Kass's post covers important ground, so I'm including it in its entirety.

He writes:

“Minding Mr. Market and Staying Independent and Rigorous in View

Over the last week, as repeatedly written in my Diary, I have dramatically and tactically reduced my net long exposure.

In doing so, I explicitly rejected the strong price momentum, the emerging breadth thrusts, and the growing optimistic "Groupstink." Rather, I placed my emphasis on the fundamental calculation of the market's "fair market value." While that intrinsic value calculus is only as good as the input - it has provided me with a framework for the projected trading range in the S&P Index of between 3700-4100.

This math is not foolproof, nor is it meant to be precise. As written, it's only as good as my assumptions and probabilities associated with five different economic scenarios, from very pessimistic to very optimistic.

But what this exercise does is help me outline a map for gauging upside reward vs. downside risk. And, importantly, it gives me the confidence to dispassionately zig when they are zagging.

The higher stock prices rise with no change in the fundamental backdrop, the less attractive equities are. The lower prices decline again, with no change in outcome expectations, the more attractive stocks are.

Microstoned

Until the close of trading on Tuesday and before Microsoft's delivery of poor guidance (relative to expectations - more on Mr. Softee later this morning), the market extended its Friday-Monday gains as it, once again, mounted an impressive rise from the morning depths.

Despite the growing optimism - particularly from the "Moving Monkeys" - who know everything about price and nothing about value - I continued to reduce my net long exposure on the market's strength.

At about 5:30 pm last night, MSFT lowered the boom, and the optimism that existed after the initial "in line" EPS report dissipated quickly - Microsoft's +5% post-market rally morphed into a -2.5% loss for a stunning -7.5% reversal in a matter of minutes, as the company fessed up to slowing corporate software and cloud sales. Risk on, for the broader market, became risk on - post haste - with Amazon  (AMZN) , Alphabet  (GOOGL) , and other large-cap tech stocks moving swiftly from green to red by 6 pm.

My contempt for "instant analysis" in the business media was summarized in these sentences in my Diary last night:

" It is amusing to watch talking heads (who are generalists) talk about a company's results, like (MSFT) - without even having had the time to fully read the company's EPS release.

But, far more important is to make investment conclusions based on a rearview mirror analysis of the last quarter's results before the company provides guidance in about 15 minutes.

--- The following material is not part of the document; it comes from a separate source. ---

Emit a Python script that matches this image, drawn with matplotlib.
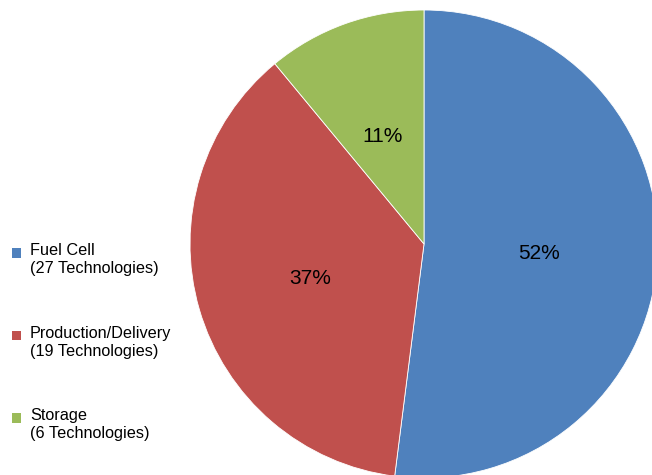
import matplotlib
matplotlib.use("Agg")
import matplotlib.pyplot as plt
from matplotlib.patches import Rectangle
from matplotlib.legend_handler import HandlerBase

plt.rcParams['font.family'] = ['Liberation Sans', 'DejaVu Sans']

names = ["Fuel Cell", "Production/Delivery", "Storage"]
counts = [27, 19, 6]
shares = [52, 37, 11]
colors = ["#4F81BD", "#C0504D", "#9BBB59"]
categories = [f"{n}\n({c} Technologies)" for n, c in zip(names, counts)]
pct_labels = [f"{s}%" for s in shares]

W, H = 652, 475
fig = plt.figure(figsize=(W / 100, H / 100), dpi=100)

# pie axes (pie partly extends past the right/bottom edge like the reference)
cx, cy, r = 424, 244, 234
ax = fig.add_axes([(cx - r) / W, (H - cy - r) / H, 2 * r / W, 2 * r / H])

_it = iter(pct_labels)
wedges, texts, autotexts = ax.pie(
    shares, colors=colors, startangle=90, counterclock=False,
    autopct=lambda p: next(_it), pctdistance=0.5,
    wedgeprops=dict(edgecolor="white", linewidth=0.6),
    textprops=dict(fontsize=15, color="black"), radius=1.0)
for t in autotexts:
    x, y = t.get_position()
    t.set_position((x - 0.008, y - 0.01))
ax.set_xlim(-1, 1)
ax.set_ylim(-1, 1)
ax.set_aspect("equal")
ax.axis("off")


class TopSquare(HandlerBase):
    def create_artists(self, legend, orig_handle, xdescent, ydescent,
                       width, height, fontsize, trans):
        s = 0.58 * fontsize
        y = -ydescent + height - s - 0.11 * fontsize
        p = Rectangle((-xdescent, y), s, s,
                      facecolor=orig_handle.get_facecolor(),
                      edgecolor="none", transform=trans)
        return [p]


fs = 11.7
leg = fig.legend(wedges, categories, loc="upper left",
                 bbox_to_anchor=(12 / W, (H - 243) / H),
                 frameon=False, fontsize=fs, borderpad=0, borderaxespad=0,
                 handlelength=0.56, handleheight=2.3, handletextpad=0.55,
                 labelspacing=3.05,
                 handler_map={w: TopSquare() for w in wedges})
for t in leg.get_texts():
    t.set_linespacing(1.25)
    t.set_color("black")

fig.savefig("out.png", dpi=100)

Instant analysis is like fast food -- it goes down easily but is not healthy for you."

Bottom Line

Whether one's modus operandi is technical, fundamental, or both, it is essential to stick to your knitting... and not to stray.

Reject "Groupstink" and think independently.

And, pay no attention to the non-rigorous who are miles long and inches deep - who repeatedly steer the lemmings over the cliff, time and time again.

In fact, hide your children and your portfolios from them!”

The Smart Play

The market is in Doug’s “chop bucket.” Stocks have made an impressive move and remain nicely above last year’s June and October lows. That’s encouraging for long-haul investors, but shorter-term, more active investors must remember that stocks don’t go up or down in a straight line. Plenty of zigs and zags along the way could create opportunity or risk, depending on how you handle them.

If you want to make a range similar to Kass’s, consider the S&P 500’s likely earnings per share this year, and the potential multiple-to-earnings (P/E) investors are willing to pay when optimistic or pessimistic. Remember, when money is cheap, multiples expand, and investors are willing to pay more for future cash flows. When money is pricier, like now, the opposite is true.

For example, hedge fund billionaire Leon Cooperman recently suggested fair value is 17x EPS of $220, giving a target of 3740. Cooperman thinks 18 times $180 in earnings is appropriate in a recession, or 3240. Your calculus may differ, but this gives you an idea of how to quantify your thinking to create your stock market targets. Of course, don’t forget to adjust it as necessary if earnings outlooks or monetary policy (rates) change.

Ultimately, if the market remains range bound, as Kass believes, then calculating objective price points based on earnings and valuation will keep you honest and anti-" groupstink." 

Kass also offers an important reminder to avoid soundbite analysis. During earnings season, many try to get their take out faster than everybody else. This may win eyeballs, but it's unlikely to provide the deep-level context you'll need to make the best decisions with your money. 

Instead, wait until you read or listen to the conference call before investing your hard-earned capital. Remember, the initial action may be kneejerk trading by weak-handed traders rather than the start of a sustainable trend.